What is asked — Retype the listing that follows, exactly as written.

* * *

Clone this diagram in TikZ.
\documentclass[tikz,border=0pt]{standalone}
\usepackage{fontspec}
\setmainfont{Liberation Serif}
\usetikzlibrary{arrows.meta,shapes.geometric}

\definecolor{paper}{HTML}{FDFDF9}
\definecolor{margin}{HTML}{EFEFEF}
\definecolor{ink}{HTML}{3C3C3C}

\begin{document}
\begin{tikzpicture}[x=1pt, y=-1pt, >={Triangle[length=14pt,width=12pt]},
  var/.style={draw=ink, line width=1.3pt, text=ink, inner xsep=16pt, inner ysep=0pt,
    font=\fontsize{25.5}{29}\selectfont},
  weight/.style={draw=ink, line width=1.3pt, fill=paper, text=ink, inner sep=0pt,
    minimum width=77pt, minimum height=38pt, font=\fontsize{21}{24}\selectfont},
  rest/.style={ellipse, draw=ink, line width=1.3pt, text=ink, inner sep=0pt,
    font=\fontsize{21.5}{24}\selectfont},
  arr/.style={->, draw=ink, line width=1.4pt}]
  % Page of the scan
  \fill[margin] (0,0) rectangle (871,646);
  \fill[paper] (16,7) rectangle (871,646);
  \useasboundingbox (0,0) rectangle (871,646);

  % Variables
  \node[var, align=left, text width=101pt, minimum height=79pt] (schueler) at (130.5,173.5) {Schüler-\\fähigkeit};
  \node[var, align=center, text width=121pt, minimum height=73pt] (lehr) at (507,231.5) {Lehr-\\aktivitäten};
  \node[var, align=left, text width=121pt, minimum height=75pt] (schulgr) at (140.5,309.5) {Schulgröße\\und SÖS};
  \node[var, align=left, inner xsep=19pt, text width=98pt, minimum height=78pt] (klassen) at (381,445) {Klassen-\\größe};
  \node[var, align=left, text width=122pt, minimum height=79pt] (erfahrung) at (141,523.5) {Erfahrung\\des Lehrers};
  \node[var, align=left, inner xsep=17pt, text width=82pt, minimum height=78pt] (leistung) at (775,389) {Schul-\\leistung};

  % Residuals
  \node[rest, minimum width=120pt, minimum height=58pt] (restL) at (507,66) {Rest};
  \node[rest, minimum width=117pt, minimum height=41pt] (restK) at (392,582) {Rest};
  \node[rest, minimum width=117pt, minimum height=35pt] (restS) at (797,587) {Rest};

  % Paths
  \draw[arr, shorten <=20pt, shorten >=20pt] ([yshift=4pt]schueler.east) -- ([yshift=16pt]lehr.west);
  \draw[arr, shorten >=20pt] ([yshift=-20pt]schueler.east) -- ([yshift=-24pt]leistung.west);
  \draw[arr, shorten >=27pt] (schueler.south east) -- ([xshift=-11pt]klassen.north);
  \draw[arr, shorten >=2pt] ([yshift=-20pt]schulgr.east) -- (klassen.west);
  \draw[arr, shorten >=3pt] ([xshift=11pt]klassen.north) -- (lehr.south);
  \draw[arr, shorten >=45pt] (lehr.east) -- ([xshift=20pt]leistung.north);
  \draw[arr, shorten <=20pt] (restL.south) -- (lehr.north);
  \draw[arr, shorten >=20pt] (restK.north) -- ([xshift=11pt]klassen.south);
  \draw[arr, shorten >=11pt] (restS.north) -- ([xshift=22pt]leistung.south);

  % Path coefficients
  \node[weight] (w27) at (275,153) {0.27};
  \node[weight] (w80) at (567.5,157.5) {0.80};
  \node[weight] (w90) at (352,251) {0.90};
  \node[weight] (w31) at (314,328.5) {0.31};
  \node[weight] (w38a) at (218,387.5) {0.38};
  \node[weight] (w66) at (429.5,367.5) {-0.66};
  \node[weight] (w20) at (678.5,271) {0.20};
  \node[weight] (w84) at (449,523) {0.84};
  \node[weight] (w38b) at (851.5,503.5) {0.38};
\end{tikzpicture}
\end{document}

* * *

Answer for the task —
Clone this diagram in TikZ.
\documentclass[tikz,border=0pt]{standalone}
\usepackage{fontspec}
\setmainfont{Liberation Serif}
\usetikzlibrary{arrows.meta,shapes.geometric}

\definecolor{paper}{HTML}{FDFDF9}
\definecolor{margin}{HTML}{EFEFEF}
\definecolor{ink}{HTML}{3C3C3C}

\begin{document}
\begin{tikzpicture}[x=1pt, y=-1pt, >={Triangle[length=14pt,width=12pt]},
  var/.style={draw=ink, line width=1.3pt, text=ink, inner xsep=16pt, inner ysep=0pt,
    font=\fontsize{25.5}{29}\selectfont},
  weight/.style={draw=ink, line width=1.3pt, fill=paper, text=ink, inner sep=0pt,
    minimum width=77pt, minimum height=38pt, font=\fontsize{21}{24}\selectfont},
  rest/.style={ellipse, draw=ink, line width=1.3pt, text=ink, inner sep=0pt,
    font=\fontsize{21.5}{24}\selectfont},
  arr/.style={->, draw=ink, line width=1.4pt}]
  % Page of the scan
  \fill[margin] (0,0) rectangle (871,646);
  \fill[paper] (16,7) rectangle (871,646);
  \useasboundingbox (0,0) rectangle (871,646);

  % Variables
  \node[var, align=left, text width=101pt, minimum height=79pt] (schueler) at (130.5,173.5) {Schüler-\\fähigkeit};
  \node[var, align=center, text width=121pt, minimum height=73pt] (lehr) at (507,231.5) {Lehr-\\aktivitäten};
  \node[var, align=left, text width=121pt, minimum height=75pt] (schulgr) at (140.5,309.5) {Schulgröße\\und SÖS};
  \node[var, align=left, inner xsep=19pt, text width=98pt, minimum height=78pt] (klassen) at (381,445) {Klassen-\\größe};
  \node[var, align=left, text width=122pt, minimum height=79pt] (erfahrung) at (141,523.5) {Erfahrung\\des Lehrers};
  \node[var, align=left, inner xsep=17pt, text width=82pt, minimum height=78pt] (leistung) at (775,389) {Schul-\\leistung};

  % Residuals
  \node[rest, minimum width=120pt, minimum height=58pt] (restL) at (507,66) {Rest};
  \node[rest, minimum width=117pt, minimum height=41pt] (restK) at (392,582) {Rest};
  \node[rest, minimum width=117pt, minimum height=35pt] (restS) at (797,587) {Rest};

  % Paths
  \draw[arr, shorten <=20pt, shorten >=20pt] ([yshift=4pt]schueler.east) -- ([yshift=16pt]lehr.west);
  \draw[arr, shorten >=20pt] ([yshift=-20pt]schueler.east) -- ([yshift=-24pt]leistung.west);
  \draw[arr, shorten >=27pt] (schueler.south east) -- ([xshift=-11pt]klassen.north);
  \draw[arr, shorten >=2pt] ([yshift=-20pt]schulgr.east) -- (klassen.west);
  \draw[arr, shorten >=3pt] ([xshift=11pt]klassen.north) -- (lehr.south);
  \draw[arr, shorten >=45pt] (lehr.east) -- ([xshift=20pt]leistung.north);
  \draw[arr, shorten <=20pt] (restL.south) -- (lehr.north);
  \draw[arr, shorten >=20pt] (restK.north) -- ([xshift=11pt]klassen.south);
  \draw[arr, shorten >=11pt] (restS.north) -- ([xshift=22pt]leistung.south);

  % Path coefficients
  \node[weight] (w27) at (275,153) {0.27};
  \node[weight] (w80) at (567.5,157.5) {0.80};
  \node[weight] (w90) at (352,251) {0.90};
  \node[weight] (w31) at (314,328.5) {0.31};
  \node[weight] (w38a) at (218,387.5) {0.38};
  \node[weight] (w66) at (429.5,367.5) {-0.66};
  \node[weight] (w20) at (678.5,271) {0.20};
  \node[weight] (w84) at (449,523) {0.84};
  \node[weight] (w38b) at (851.5,503.5) {0.38};
\end{tikzpicture}
\end{document}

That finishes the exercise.